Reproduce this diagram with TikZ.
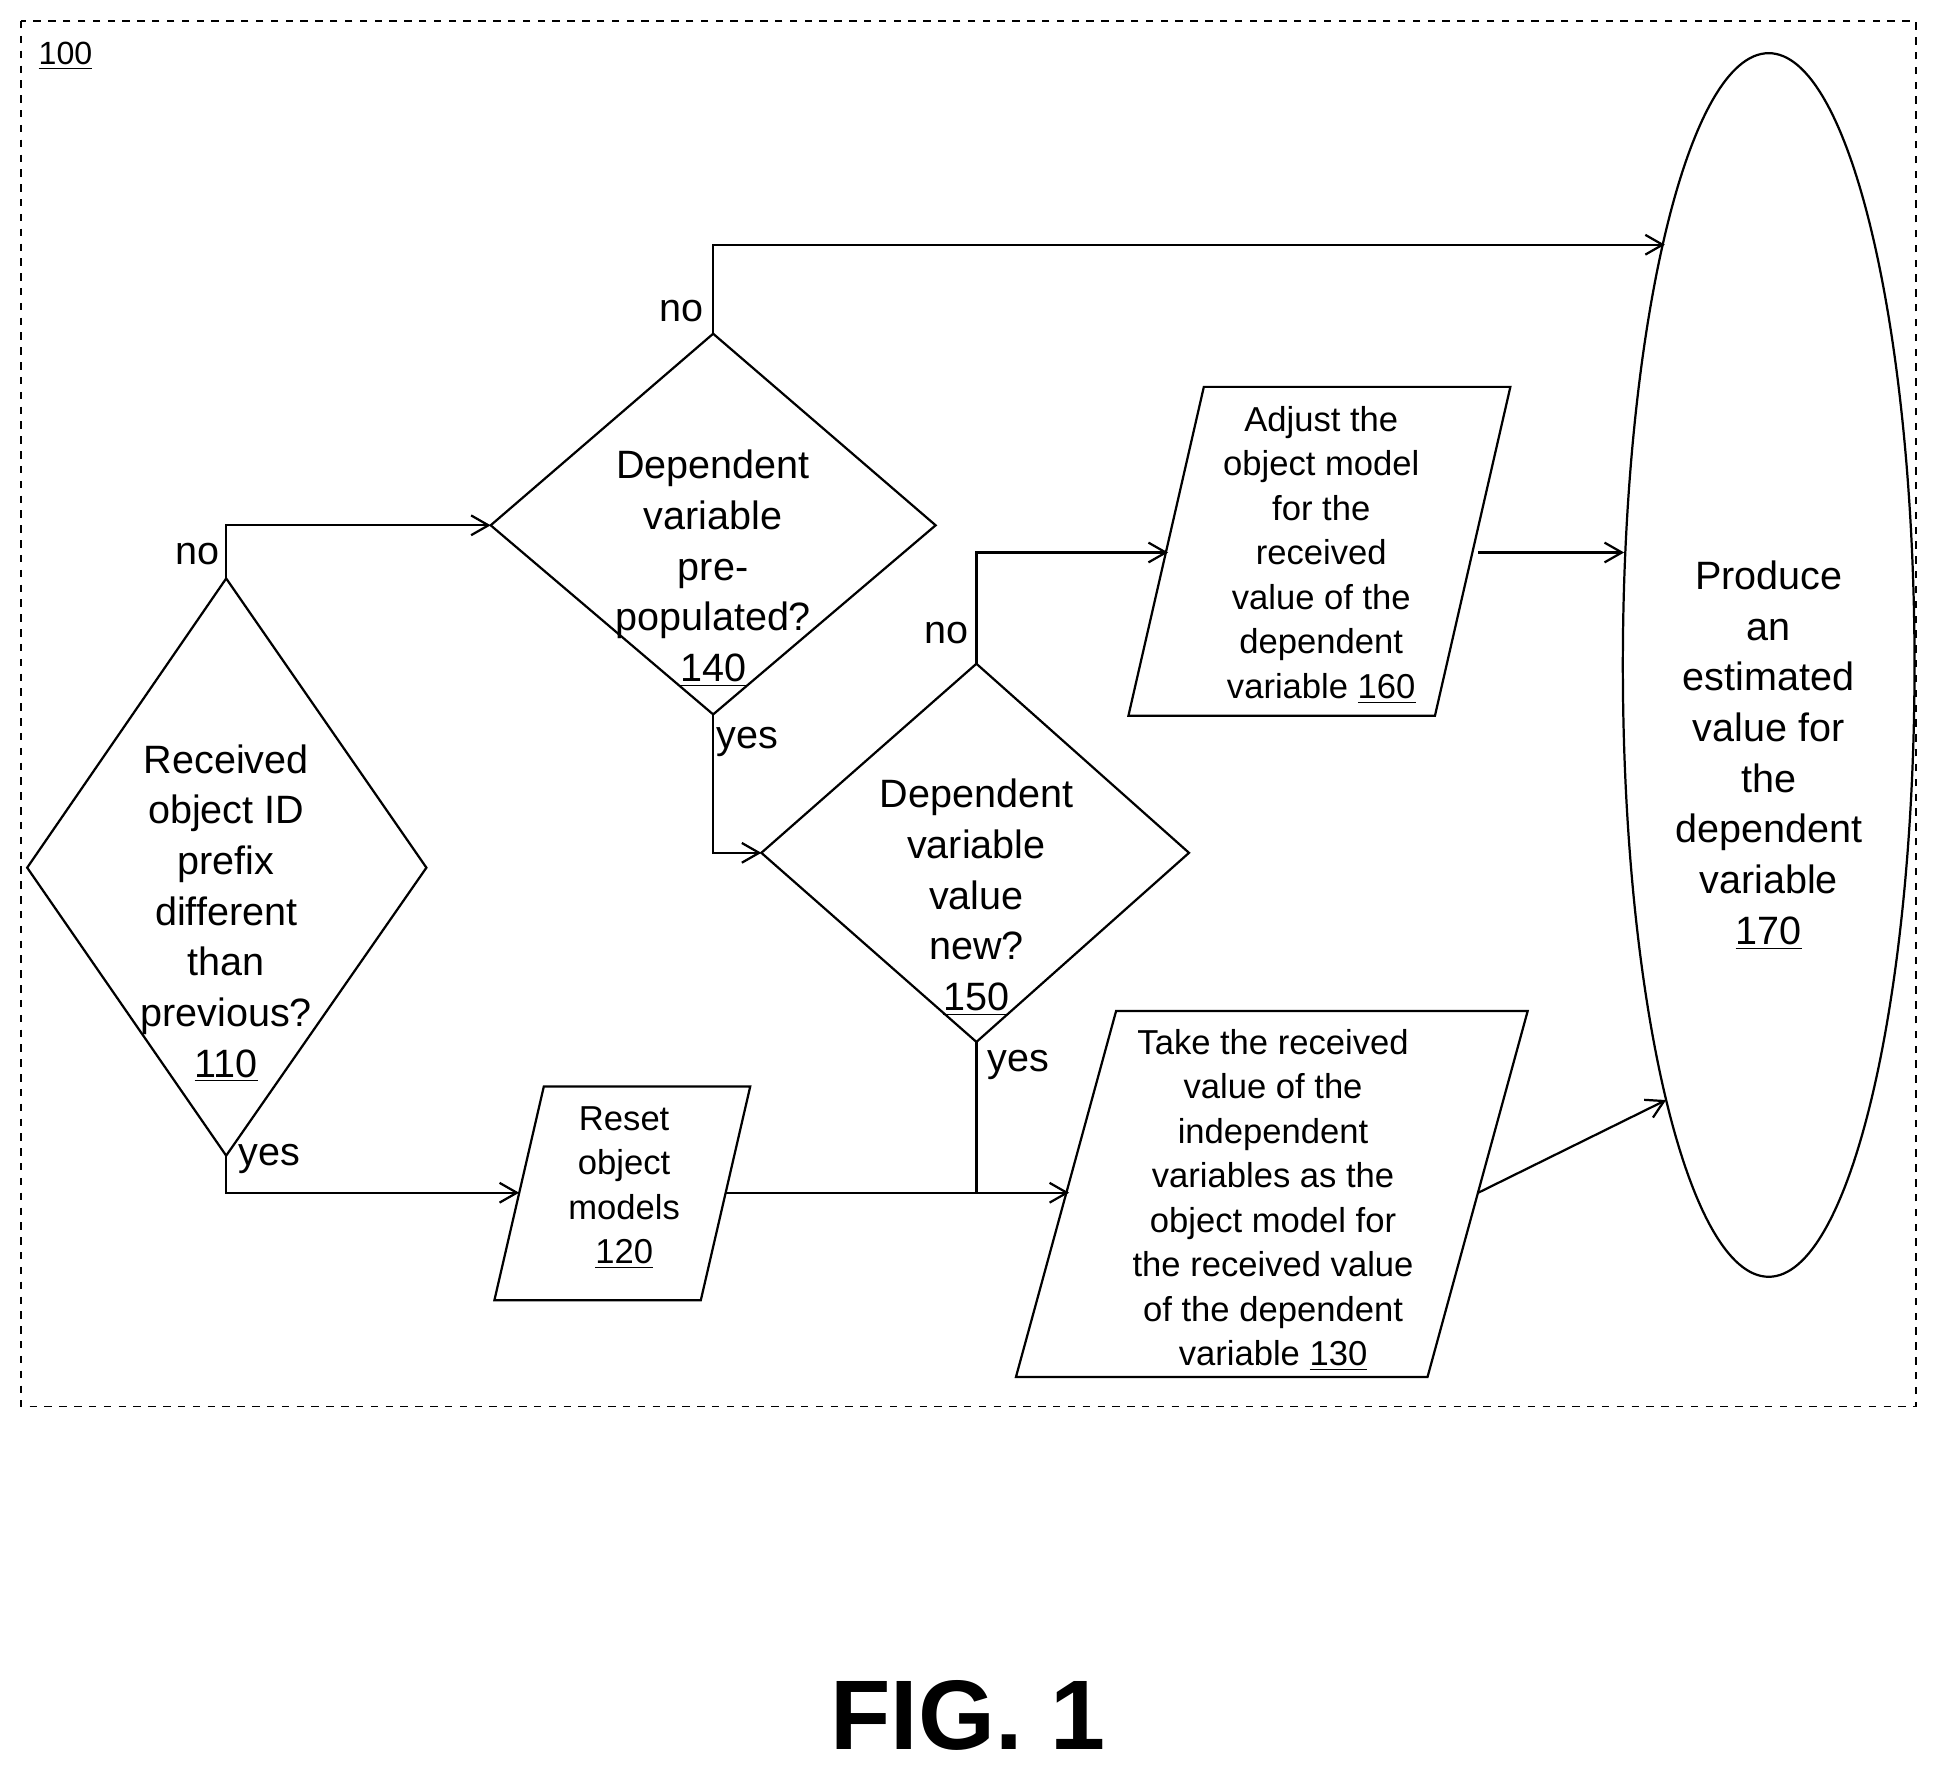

####################

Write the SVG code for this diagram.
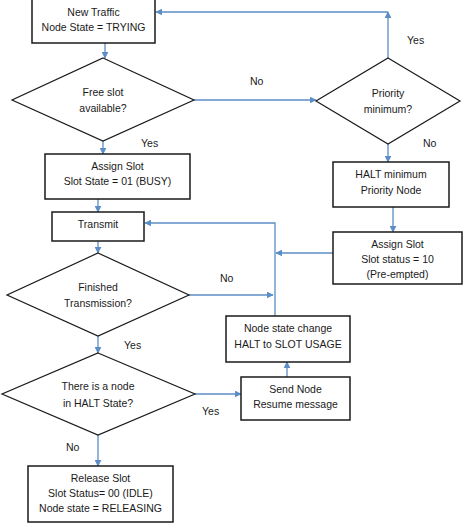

####################

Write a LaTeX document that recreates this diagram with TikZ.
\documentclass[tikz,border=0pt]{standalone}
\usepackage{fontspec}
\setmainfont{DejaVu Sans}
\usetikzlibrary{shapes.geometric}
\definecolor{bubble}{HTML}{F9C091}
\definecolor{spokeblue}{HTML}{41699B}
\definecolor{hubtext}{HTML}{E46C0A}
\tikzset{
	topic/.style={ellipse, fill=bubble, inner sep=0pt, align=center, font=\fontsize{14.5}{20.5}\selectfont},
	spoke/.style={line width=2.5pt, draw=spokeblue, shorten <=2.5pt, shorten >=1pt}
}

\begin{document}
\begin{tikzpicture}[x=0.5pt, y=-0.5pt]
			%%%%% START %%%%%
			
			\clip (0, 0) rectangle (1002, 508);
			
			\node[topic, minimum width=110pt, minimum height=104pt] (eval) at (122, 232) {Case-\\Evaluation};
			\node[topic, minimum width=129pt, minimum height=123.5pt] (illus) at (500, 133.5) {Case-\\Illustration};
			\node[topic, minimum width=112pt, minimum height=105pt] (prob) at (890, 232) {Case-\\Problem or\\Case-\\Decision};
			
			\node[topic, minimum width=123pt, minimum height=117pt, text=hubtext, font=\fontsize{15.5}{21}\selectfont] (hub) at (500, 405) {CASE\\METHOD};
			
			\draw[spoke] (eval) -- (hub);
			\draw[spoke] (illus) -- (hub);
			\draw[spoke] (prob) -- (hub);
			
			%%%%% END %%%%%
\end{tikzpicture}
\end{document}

####################

*Instruction*. Show every line from the entries above in which "with" appears.

*Worked solution*.
Reproduce this diagram with TikZ.
Write a LaTeX document that recreates this diagram with TikZ.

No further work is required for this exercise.